Поэтому у меня включается самоцензура. Я не хочу и не буду себя ни в чем ограничивать в разговоре с тобой, но именно по этой теме не могу разложить детали. Хотя понятно, что там были проблемы личного характера.

После [разрыва] мы полгода не общались вообще.

– Уткин посчитал, что ты его предал?

– Может быть. Мы с ним этот вопрос так и не проработали. Я пытался, но Вася говорил, что не хочет выяснять отношения, что время уже прошло. Когда мы с ним встретились через полгода, которые не общались, [сделали вид] будто ничего и не было.

Сейчас мы общаемся не так, как раньше, но нормально.

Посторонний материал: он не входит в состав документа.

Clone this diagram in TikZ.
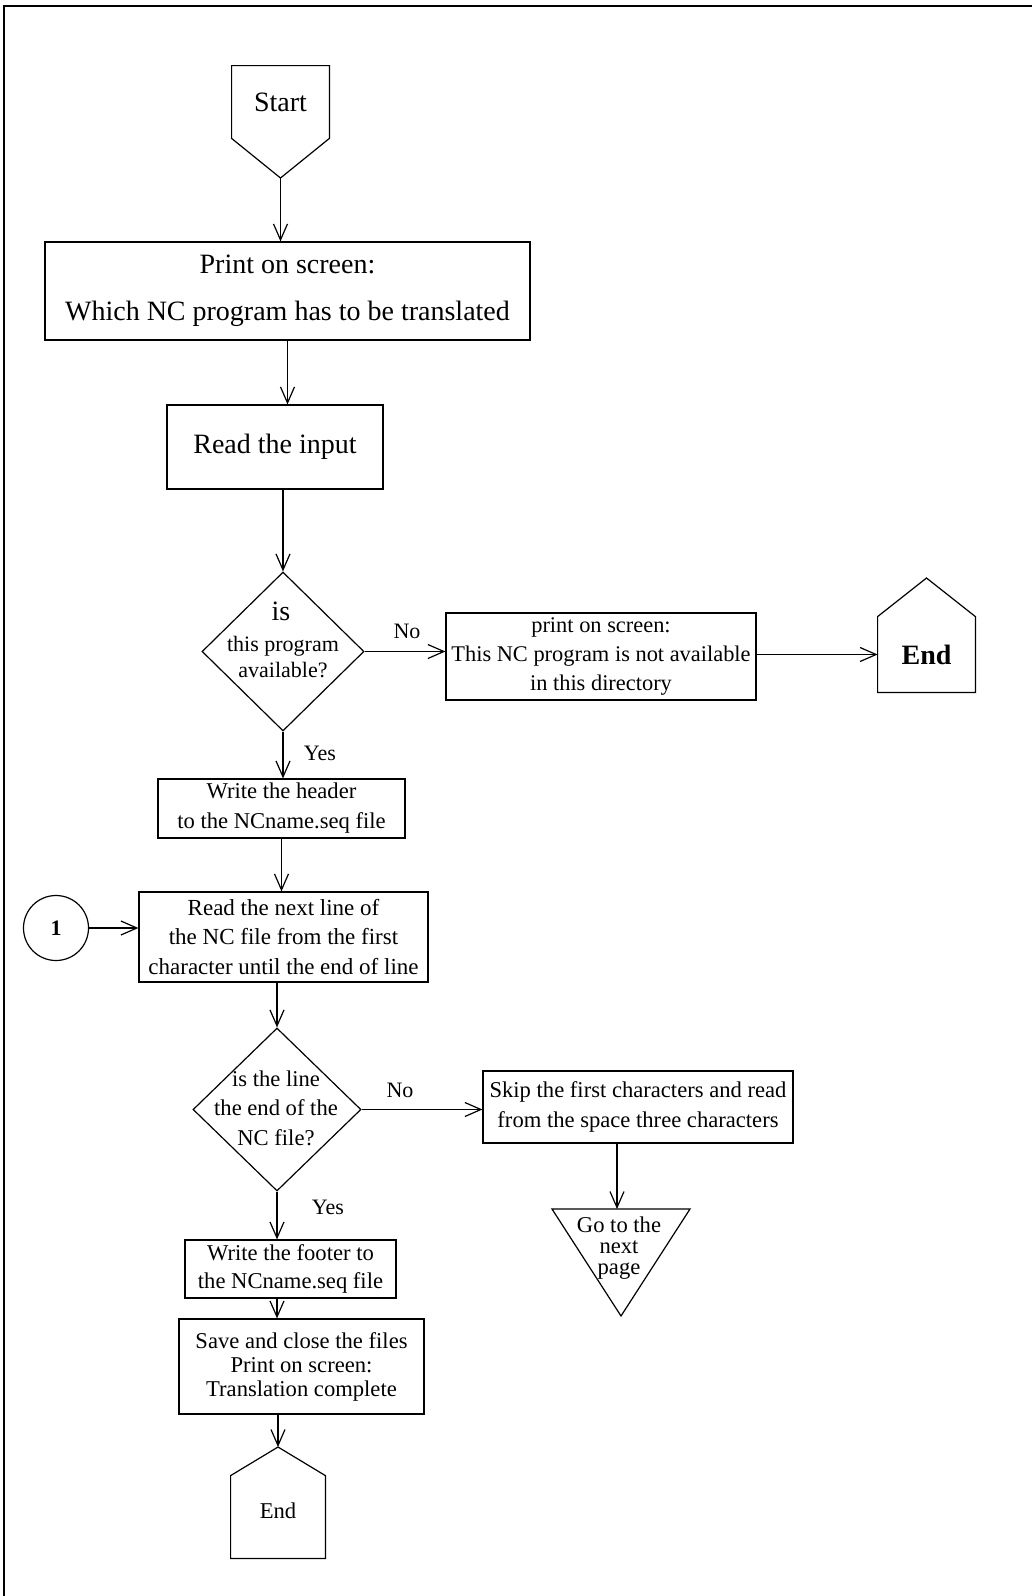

– А как у вас была устроена экономика? Ты получал процент с рекламы или стабильную зарплату?

– Мы условились на зарплату, я получал 70-75 тысяч в месяц. За фильмы – больше 90 тысяч.

Первые деньги Вася мне дал для фильма про Африку – 500 тысяч. Хотя сериал в итоге обошелся в 700-800. Серии набирали до 200 тысяч просмотров, понятно, что сериал не отбился. Но после его выхода Вася принес мне в кафе 70 тысяч и сказал: «Это тебе за рекламу «Марафона». Там была букмекерская интеграция.

«Невозможно без любви работать в шахте, а по вечерам тренировать детей за 15 тысяч». Жажда и боль нашего спорта

Я тогда даже не хотел их брать, говорил, что он дал мне шанс, дал деньги на сериал, а тут еще сверху.

После этого появилась зарплата каждый месяц. Я, конечно, больше получал в «Газпроме», но был полный кайф заниматься тем, что мне нравится, и еще получать за это деньги. Финансовый вопрос меня не волновал.

– Потом у вас с комиками Дмитрием Позовым и Романом Косицыным появился канал «Площадка» на базе Medium Quality (продакшен-компания, принадлежит креативному продюсеру «ТНТ» Вячеславу Дусмухаметову – Sports.ru). В интро ты говоришь: «Это новый спортивный канал, где мы планируем всех ######### [разорвать]». ######### [разорвали]?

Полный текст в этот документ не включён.